● **Given task**
Lines that include the word "matplotlib" are the ones to copy.

— start of Available data —

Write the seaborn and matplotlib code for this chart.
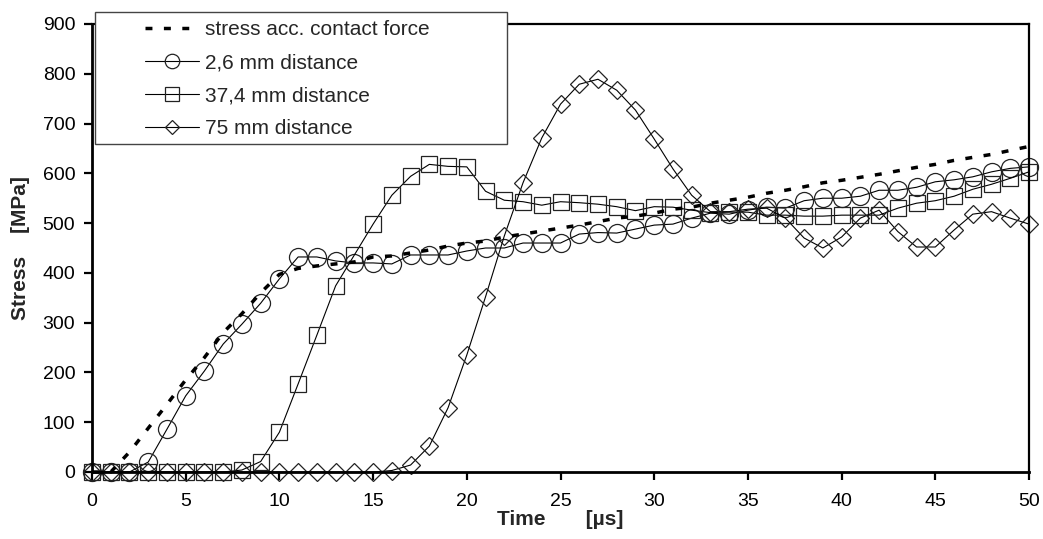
import numpy as np
import pandas as pd
import matplotlib
matplotlib.use("Agg")
import matplotlib.pyplot as plt
from matplotlib.patches import Rectangle
import seaborn as sns

time_us = list(range(0, 51))

contact_force = [0, 0, 40, 88, 136, 185, 230, 280, 318, 360,
                 397, 409, 414, 418, 422, 432, 434, 440, 446, 454,
                 460, 464, 472, 478, 484, 490, 496, 503, 510, 514,
                 520, 528, 532, 540, 546, 552, 560, 566, 573, 581,
                 586, 592, 598, 605, 612, 618, 626, 632, 638, 646, 654]

dist_2_6 = [0, 0, 0, 20, 86, 153, 203, 257, 297, 339,
            388, 432, 432, 424, 420, 420, 418, 436, 436, 436,
            444, 450, 450, 460, 460, 460, 478, 481, 480, 488,
            496, 498, 510, 520, 518, 526, 532, 530, 545, 550,
            550, 554, 566, 566, 572, 583, 587, 593, 603, 610, 613]

dist_37_4 = [0, 0, 0, 0, 0, 0, 0, 0, 4, 21,
             80, 177, 275, 374, 436, 498, 556, 594, 618, 614,
             613, 564, 546, 543, 536, 543, 541, 538, 533, 525,
             533, 532, 526, 521, 522, 522, 516, 516, 514, 514,
             516, 516, 516, 530, 540, 545, 554, 568, 578, 590, 603]

dist_75 = [0, 0, 0, 0, 0, 0, 0, 0, 0, 0,
           0, 0, 0, 0, 0, 0, 3, 14, 52, 129,
           235, 352, 474, 581, 671, 739, 779, 789, 767, 727,
           669, 609, 556, 523, 523, 528, 530, 510, 470, 450,
           472, 510, 526, 483, 452, 452, 486, 518, 523, 510, 498]

labels = ["stress acc. contact force", "2,6 mm distance",
          "37,4 mm distance", "75 mm distance"]

sns.set_style("ticks")
plt.rcParams["font.family"] = ["Liberation Sans", "DejaVu Sans"]

W, H = 1043, 539
fig = plt.figure(figsize=(W / 100, H / 100), dpi=100)
ax = fig.add_axes([92 / W, 1 - 472 / H, (1029 - 92) / W, (472 - 24) / H])

df = pd.DataFrame({"t": time_us, "cf": contact_force, "a": dist_2_6,
                   "b": dist_37_4, "c": dist_75})

mk = dict(color="black", lw=0.8, mfc="none", mec="#222222", mew=0.9, clip_on=False)
sns.lineplot(data=df, x="t", y="a", ax=ax, marker="o", ms=13, label=labels[1], **mk)
sns.lineplot(data=df, x="t", y="b", ax=ax, marker="s", ms=12, label=labels[2], **mk)
sns.lineplot(data=df, x="t", y="c", ax=ax, marker="D", ms=9.5, label=labels[3], **mk)
sns.lineplot(data=df, x="t", y="cf", ax=ax, color="black", lw=2.5,
             linestyle=(0, (2.0, 3.3)), label=labels[0], clip_on=False, zorder=5)

# legend frame (white box, partly above the plot area)
ax.add_patch(Rectangle((95 / W, 1 - 144 / H), (507 - 95) / W, (144 - 12) / H,
                       transform=fig.transFigure, clip_on=False, zorder=9,
                       facecolor="white", edgecolor="#444444", lw=1.0))

ax.set_xlim(0, 50)
ax.set_ylim(0, 900)
ax.set_xticks(range(0, 51, 5))
ax.set_yticks(range(0, 901, 100))
ax.tick_params(axis="both", direction="out", length=6, width=1.6,
               labelsize=14, colors="black")
ax.tick_params(axis="x", pad=9)
ax.tick_params(axis="y", pad=6)
for side in ["left", "bottom"]:
    ax.spines[side].set_linewidth(2)
for side in ["top", "right"]:
    ax.spines[side].set_visible(True)
    ax.spines[side].set_linewidth(1.6)
for s in ax.spines.values():
    s.set_color("black")

ax.set_xlabel("Time       [\u00b5s]", fontsize=15, fontweight="bold")
ax.xaxis.set_label_coords(0.5, -(510 - 472) / 448)
ax.set_ylabel("Stress    [MPa]", fontsize=15, fontweight="bold")
ax.yaxis.set_label_coords(-(92 - 30) / 937, 0.5)

h, l = ax.get_legend_handles_labels()
order = [3, 0, 1, 2]
leg = ax.legend([h[i] for i in order], [l[i] for i in order],
                loc="upper left", bbox_to_anchor=(145 / W, 1 - 20 / H),
                bbox_transform=fig.transFigure, borderaxespad=0, borderpad=0,
                fontsize=15, frameon=False, handlelength=2.6, handletextpad=0.3,
                labelspacing=0.68, markerscale=0.8)
leg.set_zorder(10)

fig.savefig("out.png", dpi=100)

— end of Available data —

● **Reply to the exercise**
Write the seaborn and matplotlib code for this chart.
import matplotlib
matplotlib.use("Agg")
import matplotlib.pyplot as plt
from matplotlib.patches import Rectangle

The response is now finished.